[Dataset entries]
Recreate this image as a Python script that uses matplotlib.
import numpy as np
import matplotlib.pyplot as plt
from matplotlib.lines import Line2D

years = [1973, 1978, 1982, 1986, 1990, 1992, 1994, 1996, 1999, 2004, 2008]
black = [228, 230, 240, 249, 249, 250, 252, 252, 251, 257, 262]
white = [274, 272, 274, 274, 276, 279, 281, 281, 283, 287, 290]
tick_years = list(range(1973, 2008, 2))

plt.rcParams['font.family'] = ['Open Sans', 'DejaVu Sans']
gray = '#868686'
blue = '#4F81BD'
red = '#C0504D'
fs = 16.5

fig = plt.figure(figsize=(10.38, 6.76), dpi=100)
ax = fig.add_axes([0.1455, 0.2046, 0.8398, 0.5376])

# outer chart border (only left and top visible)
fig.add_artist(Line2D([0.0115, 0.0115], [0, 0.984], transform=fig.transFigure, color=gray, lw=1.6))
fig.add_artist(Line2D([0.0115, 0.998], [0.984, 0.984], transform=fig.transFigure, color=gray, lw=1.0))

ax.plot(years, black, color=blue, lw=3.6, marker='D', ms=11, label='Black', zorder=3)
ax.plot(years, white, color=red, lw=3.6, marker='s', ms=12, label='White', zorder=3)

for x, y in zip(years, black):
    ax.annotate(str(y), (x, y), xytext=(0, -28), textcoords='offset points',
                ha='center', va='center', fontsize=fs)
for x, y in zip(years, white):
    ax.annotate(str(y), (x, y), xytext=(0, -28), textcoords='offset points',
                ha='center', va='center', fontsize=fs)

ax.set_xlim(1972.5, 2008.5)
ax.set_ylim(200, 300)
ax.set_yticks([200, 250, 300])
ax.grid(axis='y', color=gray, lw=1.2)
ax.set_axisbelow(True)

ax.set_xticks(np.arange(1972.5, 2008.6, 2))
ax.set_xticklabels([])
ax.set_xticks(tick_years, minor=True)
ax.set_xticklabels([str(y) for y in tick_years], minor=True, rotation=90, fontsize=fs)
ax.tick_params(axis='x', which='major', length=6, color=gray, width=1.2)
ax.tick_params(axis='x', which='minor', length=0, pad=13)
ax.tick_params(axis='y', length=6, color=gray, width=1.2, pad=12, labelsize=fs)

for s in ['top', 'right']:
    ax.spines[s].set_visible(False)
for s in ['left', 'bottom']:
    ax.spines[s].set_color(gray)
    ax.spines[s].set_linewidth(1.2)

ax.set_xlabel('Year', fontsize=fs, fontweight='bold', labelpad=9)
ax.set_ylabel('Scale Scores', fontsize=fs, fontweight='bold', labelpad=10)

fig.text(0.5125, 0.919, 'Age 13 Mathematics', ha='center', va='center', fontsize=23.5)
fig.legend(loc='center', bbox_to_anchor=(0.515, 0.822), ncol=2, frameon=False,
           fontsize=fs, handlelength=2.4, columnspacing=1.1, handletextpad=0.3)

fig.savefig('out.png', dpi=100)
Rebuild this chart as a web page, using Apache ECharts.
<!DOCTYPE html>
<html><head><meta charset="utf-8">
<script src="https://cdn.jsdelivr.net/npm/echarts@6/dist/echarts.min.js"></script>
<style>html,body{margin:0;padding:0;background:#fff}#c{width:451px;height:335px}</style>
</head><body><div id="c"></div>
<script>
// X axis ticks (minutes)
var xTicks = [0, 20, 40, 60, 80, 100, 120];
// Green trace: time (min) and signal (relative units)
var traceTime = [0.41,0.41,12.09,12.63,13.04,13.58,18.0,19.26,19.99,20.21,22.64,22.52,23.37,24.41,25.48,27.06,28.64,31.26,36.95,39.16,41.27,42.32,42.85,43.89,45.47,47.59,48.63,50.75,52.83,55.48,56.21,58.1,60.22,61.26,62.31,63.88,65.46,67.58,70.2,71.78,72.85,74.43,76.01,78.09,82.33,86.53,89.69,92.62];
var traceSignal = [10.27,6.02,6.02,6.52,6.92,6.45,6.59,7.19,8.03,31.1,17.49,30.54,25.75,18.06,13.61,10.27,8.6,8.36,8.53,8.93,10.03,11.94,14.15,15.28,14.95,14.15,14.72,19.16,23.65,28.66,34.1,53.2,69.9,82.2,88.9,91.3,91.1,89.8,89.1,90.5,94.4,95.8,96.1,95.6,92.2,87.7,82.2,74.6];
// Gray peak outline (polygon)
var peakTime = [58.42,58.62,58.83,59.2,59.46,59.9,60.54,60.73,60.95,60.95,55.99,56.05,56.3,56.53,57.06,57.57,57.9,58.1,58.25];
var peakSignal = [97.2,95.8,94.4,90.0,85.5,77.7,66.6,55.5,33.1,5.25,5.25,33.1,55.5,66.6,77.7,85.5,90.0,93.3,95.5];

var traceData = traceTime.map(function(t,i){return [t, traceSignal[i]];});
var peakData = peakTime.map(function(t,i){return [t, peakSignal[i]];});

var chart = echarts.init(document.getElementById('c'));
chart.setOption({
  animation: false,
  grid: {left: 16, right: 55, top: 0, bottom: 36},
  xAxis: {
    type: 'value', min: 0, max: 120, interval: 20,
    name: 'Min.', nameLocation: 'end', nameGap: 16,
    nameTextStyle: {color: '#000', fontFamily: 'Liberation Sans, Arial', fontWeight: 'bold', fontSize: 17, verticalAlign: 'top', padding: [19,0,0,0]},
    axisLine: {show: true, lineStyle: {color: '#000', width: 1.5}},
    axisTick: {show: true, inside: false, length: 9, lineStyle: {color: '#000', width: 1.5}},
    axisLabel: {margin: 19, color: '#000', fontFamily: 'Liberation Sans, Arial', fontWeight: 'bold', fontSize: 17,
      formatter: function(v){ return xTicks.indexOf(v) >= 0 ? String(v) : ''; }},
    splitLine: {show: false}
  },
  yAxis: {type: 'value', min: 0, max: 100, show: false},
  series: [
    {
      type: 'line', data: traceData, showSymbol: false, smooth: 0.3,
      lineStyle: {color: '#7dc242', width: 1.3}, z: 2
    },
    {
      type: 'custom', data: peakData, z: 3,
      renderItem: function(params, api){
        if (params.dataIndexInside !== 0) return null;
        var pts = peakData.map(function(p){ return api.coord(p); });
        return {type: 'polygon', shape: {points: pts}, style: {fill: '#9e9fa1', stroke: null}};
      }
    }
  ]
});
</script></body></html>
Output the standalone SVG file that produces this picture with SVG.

Your objective: Print exactly, and only, the lines beginning at the top of the listing and ending at the line with "ms=12, label='White', zorder=3)".

Complete answer:
Recreate this image as a Python script that uses matplotlib.
import numpy as np
import matplotlib.pyplot as plt
from matplotlib.lines import Line2D

years = [1973, 1978, 1982, 1986, 1990, 1992, 1994, 1996, 1999, 2004, 2008]
black = [228, 230, 240, 249, 249, 250, 252, 252, 251, 257, 262]
white = [274, 272, 274, 274, 276, 279, 281, 281, 283, 287, 290]
tick_years = list(range(1973, 2008, 2))

plt.rcParams['font.family'] = ['Open Sans', 'DejaVu Sans']
gray = '#868686'
blue = '#4F81BD'
red = '#C0504D'
fs = 16.5

fig = plt.figure(figsize=(10.38, 6.76), dpi=100)
ax = fig.add_axes([0.1455, 0.2046, 0.8398, 0.5376])

# outer chart border (only left and top visible)
fig.add_artist(Line2D([0.0115, 0.0115], [0, 0.984], transform=fig.transFigure, color=gray, lw=1.6))
fig.add_artist(Line2D([0.0115, 0.998], [0.984, 0.984], transform=fig.transFigure, color=gray, lw=1.0))

ax.plot(years, black, color=blue, lw=3.6, marker='D', ms=11, label='Black', zorder=3)
ax.plot(years, white, color=red, lw=3.6, marker='s', ms=12, label='White', zorder=3)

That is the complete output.